Material provided:
########

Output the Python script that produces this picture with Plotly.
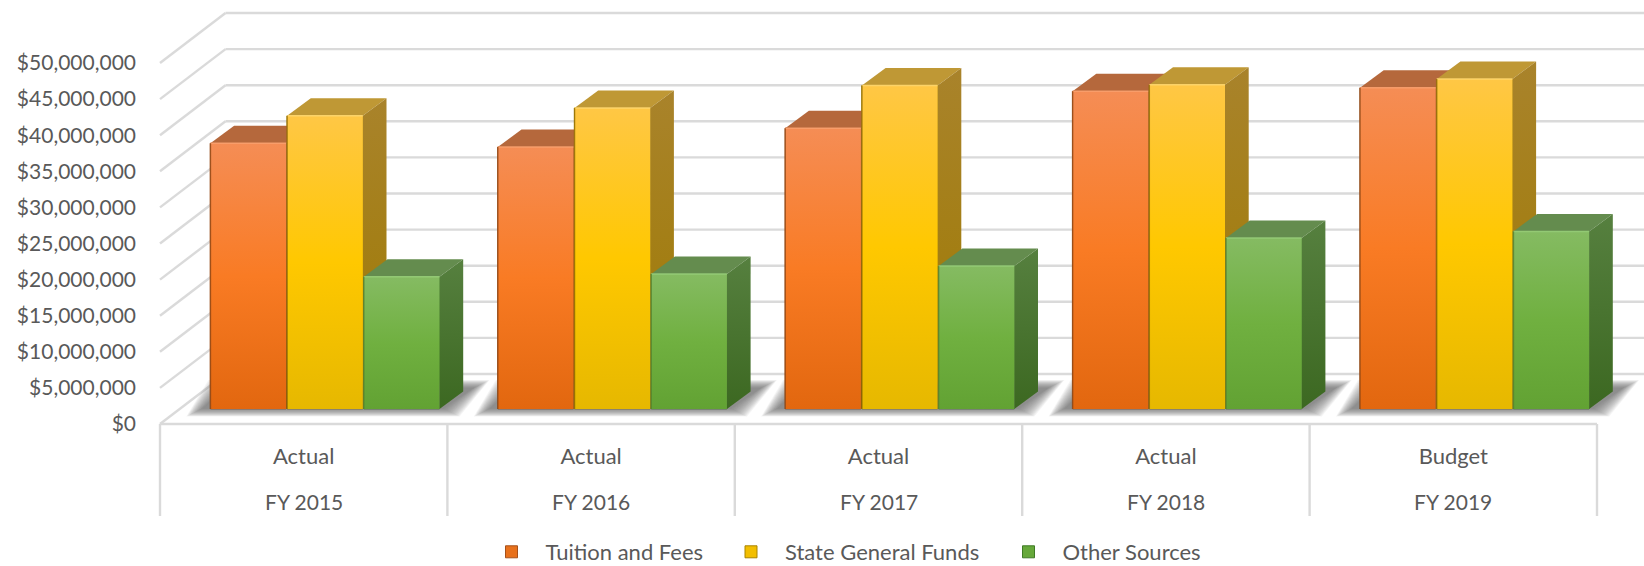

########

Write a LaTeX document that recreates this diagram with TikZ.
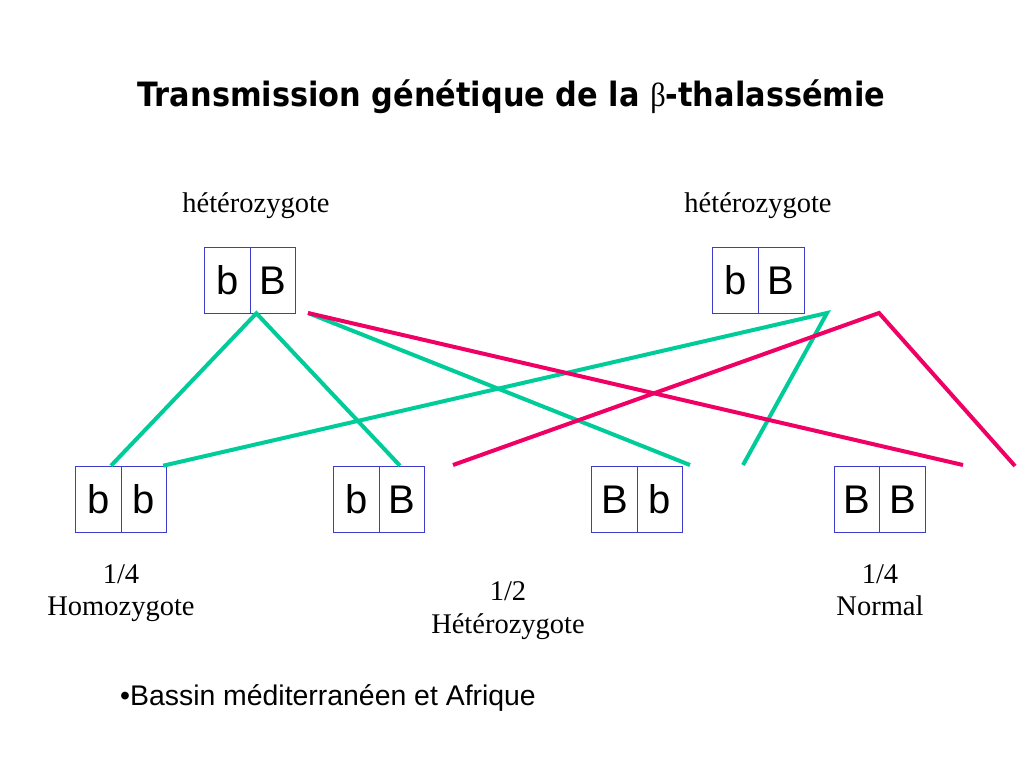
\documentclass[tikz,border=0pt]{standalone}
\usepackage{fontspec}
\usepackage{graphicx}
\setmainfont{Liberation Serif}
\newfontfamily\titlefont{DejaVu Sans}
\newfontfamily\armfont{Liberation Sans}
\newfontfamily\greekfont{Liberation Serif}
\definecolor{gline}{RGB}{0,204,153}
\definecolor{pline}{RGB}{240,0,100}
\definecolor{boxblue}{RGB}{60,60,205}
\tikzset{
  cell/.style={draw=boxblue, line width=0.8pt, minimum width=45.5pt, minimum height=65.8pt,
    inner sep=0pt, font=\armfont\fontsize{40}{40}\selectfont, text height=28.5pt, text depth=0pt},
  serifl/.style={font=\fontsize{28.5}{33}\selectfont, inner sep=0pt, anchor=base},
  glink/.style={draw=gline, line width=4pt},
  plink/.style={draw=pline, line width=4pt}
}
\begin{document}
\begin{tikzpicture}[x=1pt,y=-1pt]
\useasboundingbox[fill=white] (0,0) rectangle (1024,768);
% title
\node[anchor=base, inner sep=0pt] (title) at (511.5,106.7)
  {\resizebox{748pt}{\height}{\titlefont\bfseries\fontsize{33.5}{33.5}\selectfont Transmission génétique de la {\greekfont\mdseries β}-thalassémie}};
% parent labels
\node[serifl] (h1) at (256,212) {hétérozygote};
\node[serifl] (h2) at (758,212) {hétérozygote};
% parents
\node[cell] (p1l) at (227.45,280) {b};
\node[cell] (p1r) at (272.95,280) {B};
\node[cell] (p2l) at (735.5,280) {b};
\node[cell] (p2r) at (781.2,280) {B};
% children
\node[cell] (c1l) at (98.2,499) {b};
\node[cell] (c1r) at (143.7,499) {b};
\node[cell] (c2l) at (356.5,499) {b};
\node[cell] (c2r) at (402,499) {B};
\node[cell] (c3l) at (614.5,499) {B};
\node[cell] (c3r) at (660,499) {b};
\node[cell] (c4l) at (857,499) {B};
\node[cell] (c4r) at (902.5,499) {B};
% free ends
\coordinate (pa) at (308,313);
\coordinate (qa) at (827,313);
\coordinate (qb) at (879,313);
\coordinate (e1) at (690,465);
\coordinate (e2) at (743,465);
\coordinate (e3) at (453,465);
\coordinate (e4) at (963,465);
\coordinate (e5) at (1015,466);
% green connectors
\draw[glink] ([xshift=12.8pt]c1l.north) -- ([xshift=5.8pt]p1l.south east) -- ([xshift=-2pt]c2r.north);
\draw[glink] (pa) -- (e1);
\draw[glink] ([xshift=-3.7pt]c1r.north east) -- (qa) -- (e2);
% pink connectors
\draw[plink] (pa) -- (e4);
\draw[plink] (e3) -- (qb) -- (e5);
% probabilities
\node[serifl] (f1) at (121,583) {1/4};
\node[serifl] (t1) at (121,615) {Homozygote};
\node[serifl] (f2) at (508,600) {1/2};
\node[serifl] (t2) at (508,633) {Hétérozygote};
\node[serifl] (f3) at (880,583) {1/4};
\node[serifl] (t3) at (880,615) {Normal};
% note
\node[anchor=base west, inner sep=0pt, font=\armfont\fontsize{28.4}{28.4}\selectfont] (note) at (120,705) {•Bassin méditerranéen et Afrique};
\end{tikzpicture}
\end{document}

########

What the task requires: Each line that has the word "with" should be copied.

Answer to this task:
Output the Python script that produces this picture with Plotly.
Write a LaTeX document that recreates this diagram with TikZ.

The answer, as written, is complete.